Il s’agit de tachycardies ventriculaires polymorphes où les QRS larges sont soudés les uns aux autres et changent de sens (positif puis négatif et vice-versa: les QRS tournent autour de la ligne de base) par courtes périodes d’une dizaine ou de quelques dizaines de complexes. Les ondes P sont invisibles. Le tracé ECG est très caractéristique et les torsades de pointes surviennent généralement lorsque l’intervalle QT est fortement prolongé. L’allongement de l’intervalle QT (voir chapitre VI) existe sous une forme congénitale ou acquise. Dans les 2 cas il peut être responsable de torsades de pointes. Il y a une différence importante entre les torsades de pointes dues au QT long acquis et celles rencontrées dans le syndrome du QT long congénital. Dans le premier cas, les torsades apparaissent lors d’épisodes de bradycardie alors que dans le second c’est généralement lors d’une stimulation adrénergique qu’elles apparaissent.

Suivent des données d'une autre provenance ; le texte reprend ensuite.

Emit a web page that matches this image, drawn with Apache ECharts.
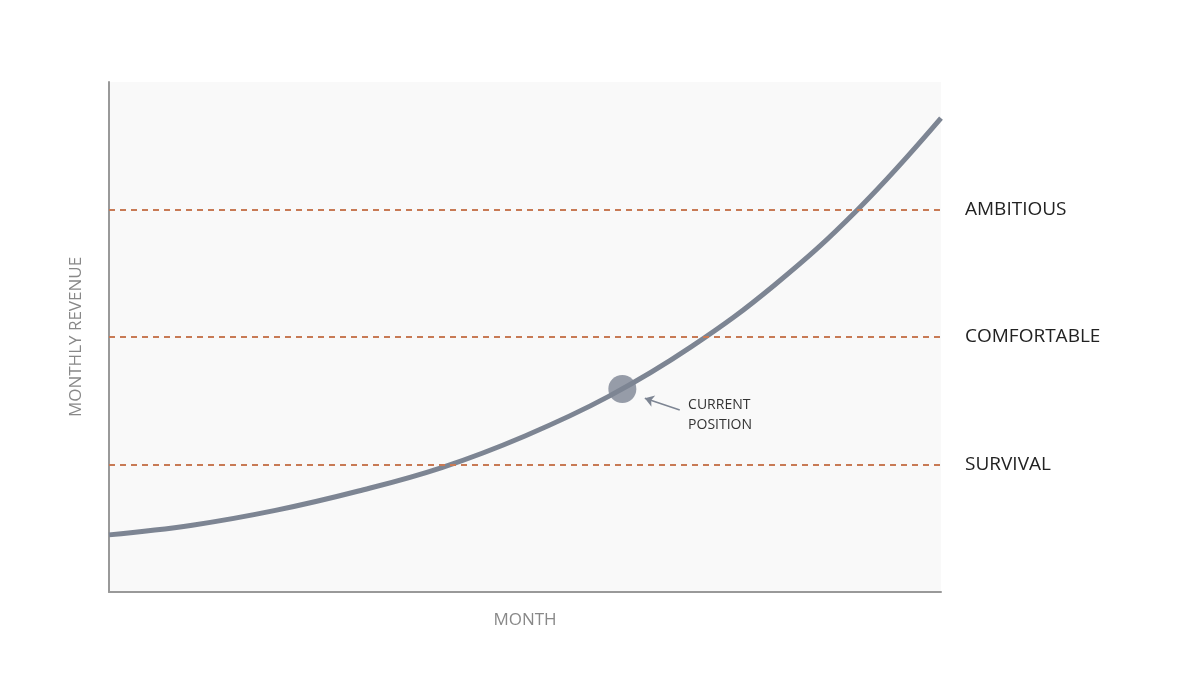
<!DOCTYPE html>
<html><head><meta charset="utf-8">
<script src="https://cdn.jsdelivr.net/npm/echarts@6/dist/echarts.min.js"></script>
<style>html,body{margin:0;background:#fff}#c{width:1200px;height:675px}</style>
</head><body><div id="c"></div>
<script>
const curveX = [0, 10, 20, 30, 40, 50, 60, 70, 80, 90, 100];
const curveY = [11.2, 13.1, 16, 19.8, 24.4, 30.6, 38.3, 48.1, 60.2, 75, 92.9];
const current = [61.7, 39.8];
const levelNames = ['SURVIVAL', 'COMFORTABLE', 'AMBITIOUS'];
const levelValues = [25, 50, 75];

const chart = echarts.init(document.getElementById('c'));
const font = '"Open Sans", Lato, sans-serif';
chart.setOption({
  animation: false,
  grid: {left: 109, right: 259, top: 82, bottom: 83, show: true, backgroundColor: '#f9f9f9', borderWidth: 0},
  xAxis: {type: 'value', min: 0, max: 100, name: 'MONTH', nameLocation: 'middle', nameGap: 20,
    nameTextStyle: {color: '#888', fontSize: 17, fontFamily: font},
    axisLine: {lineStyle: {color: '#999', width: 2}}, axisTick: {show: false}, axisLabel: {show: false}, splitLine: {show: false}},
  yAxis: {type: 'value', min: 0, max: 100, name: 'MONTHLY REVENUE', nameLocation: 'middle', nameGap: 24,
    nameTextStyle: {color: '#888', fontSize: 17, fontFamily: font},
    axisLine: {show: true, lineStyle: {color: '#999', width: 2}}, axisTick: {show: false}, axisLabel: {show: false}, splitLine: {show: false}},
  series: [
    {type: 'line', smooth: 0.4, symbol: 'none', data: curveX.map((x, i) => [x, curveY[i]]),
     lineStyle: {color: '#7d8593', width: 5}, z: 3},
    {type: 'line', data: [], z: 2,
     markLine: {silent: true, symbol: 'none',
       lineStyle: {color: '#c87a55', type: [6, 5], width: 2},
       label: {position: 'end', distance: 24, color: '#222', fontSize: 19, fontFamily: font, formatter: '{b}'},
       data: levelValues.map((v, i) => ({name: levelNames[i], yAxis: v}))}},
    {type: 'scatter', data: [current], symbolSize: 28, itemStyle: {color: '#7d8593'}, z: 4},
    {type: 'line', data: [], markLine: {silent: true, symbol: ['none', 'arrow'], symbolSize: 9,
       lineStyle: {color: '#7d8593', width: 1.5, type: 'solid'}, label: {show: false},
       data: [[{coord: [68.6, 35.7]}, {coord: [64.4, 38.0]}]]},
     markPoint: {symbol: 'circle', symbolSize: 0, data: [{coord: [69.6, 34.8]}],
       label: {show: true, position: 'right', distance: 0, formatter: 'CURRENT\nPOSITION', color: '#333', fontSize: 14, lineHeight: 20, fontFamily: font}}}
  ]
});
</script></body></html>
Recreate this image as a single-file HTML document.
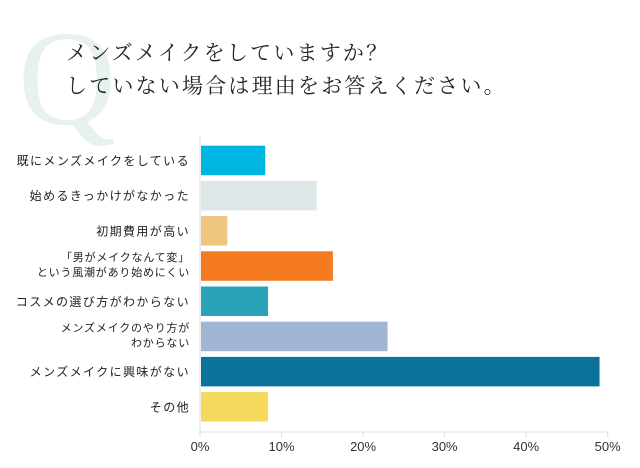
<!DOCTYPE html>
<html><head><meta charset="utf-8"><style>
body{margin:0;background:#fff;width:640px;height:468px;overflow:hidden}
svg{display:block}
</style></head><body>
<svg id="chart" width="640" height="468" xmlns="http://www.w3.org/2000/svg">
<text x="18" y="124" font-family="Liberation Serif, serif" font-size="136" fill="#e7f1f0">Q</text>
<text x="66" y="60" font-family="Liberation Serif, 'Noto Serif CJK SC', serif" font-size="21" letter-spacing="2.2" fill="#222">メンズメイクをしていますか？</text>
<text x="66" y="93" font-family="Liberation Serif, 'Noto Serif CJK SC', serif" font-size="21" letter-spacing="2.2" fill="#222">していない場合は理由をお答えください。</text>
<g id="plot"></g>
</svg>
<script>
const categories=[["既にメンズメイクをしている"],["始めるきっかけがなかった"],["初期費用が高い"],["「男がメイクなんて変」","という風潮があり始めにくい"],["コスメの選び方がわからない"],["メンズメイクのやり方が","わからない"],["メンズメイクに興味がない"],["その他"]];
const values=[8.0,14.3,3.35,16.3,8.35,23.0,49.0,8.35];
const colors=["#00b5e2","#dde7e8","#efc57f","#f47b20","#2aa3b8","#9fb5d2","#0b7399","#f5d95c"];
const ticks=[0,10,20,30,40,50];
const NS="http://www.w3.org/2000/svg";
const g=document.getElementById('plot');
const x0=200,x1=607.7,yTop=145.7,step=35.2,bh=29.5,base=432;
const xs=v=>x0+(v/50)*(x1-x0);
const yb=i=>yTop+i*step;
function mk(t,a){const e=document.createElementNS(NS,t);for(const k in a)e.setAttribute(k,a[k]);g.appendChild(e);return e;}
let l=mk('line',{x1:x0,y1:137,x2:x0,y2:base,stroke:'#ddd','stroke-width':1});


l=mk('line',{x1:x0,y1:base,x2:x1,y2:base,stroke:'#ddd','stroke-width':1});


ticks.forEach(t=>{
 const tk=mk('line',{x1:xs(t),y1:base,x2:xs(t),y2:base+5,stroke:'#ddd'});
 
 
 const tx=mk('text',{x:xs(t),y:451,'text-anchor':'middle','font-family':'Liberation Sans, sans-serif','font-size':13,fill:'#333'});
 tx.textContent=t+'%';
 
 
});
values.forEach((v,i)=>{
 const r=mk('rect',{x:x0+1,y:yb(i),width:xs(v)-x0-1,height:bh,fill:colors[i]});
 
 
 const c=categories[i],cy=yb(i)+bh/2;
 c.forEach((s,j)=>{
  const two=c.length>1;
  const y=two?cy-6+j*15:cy+4.5;
  const t=mk('text',{x:190,y:two?y+1:y,'text-anchor':'end','font-family':"Liberation Sans, 'Noto Sans CJK JP', sans-serif",'font-size':two?11:12,'letter-spacing':two?0.8:1.4,fill:'#222'});
  t.textContent=s;
  
  
 });
});
</script>
</body></html>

Torsades de pointe en relation avec un syndrome du QT long acquis sur traitement antiarythmique.

La fibrillation ventriculaire

Il s’agit d’une arythmie ventriculaire très rapide, totalement désorganisée et caractérisée par une désynchronisation totale des ventricules. Les complexes QRS ont littéralement disparu et sont remplacés par une activité anarchique, désordonnée, très polymorphe. Cette arythmie est hémodynamiquement inefficace et conduit à la mort, d’où la nécessité d’agir le plus rapidement possible en défibrillant le patient.

Tracé en rythme sinusal sur la partie gauche. Apparition d'une extrasystole ventriculaire (phénomène R/T) qui déclenche immédiatement une fibrillation ventriculaire.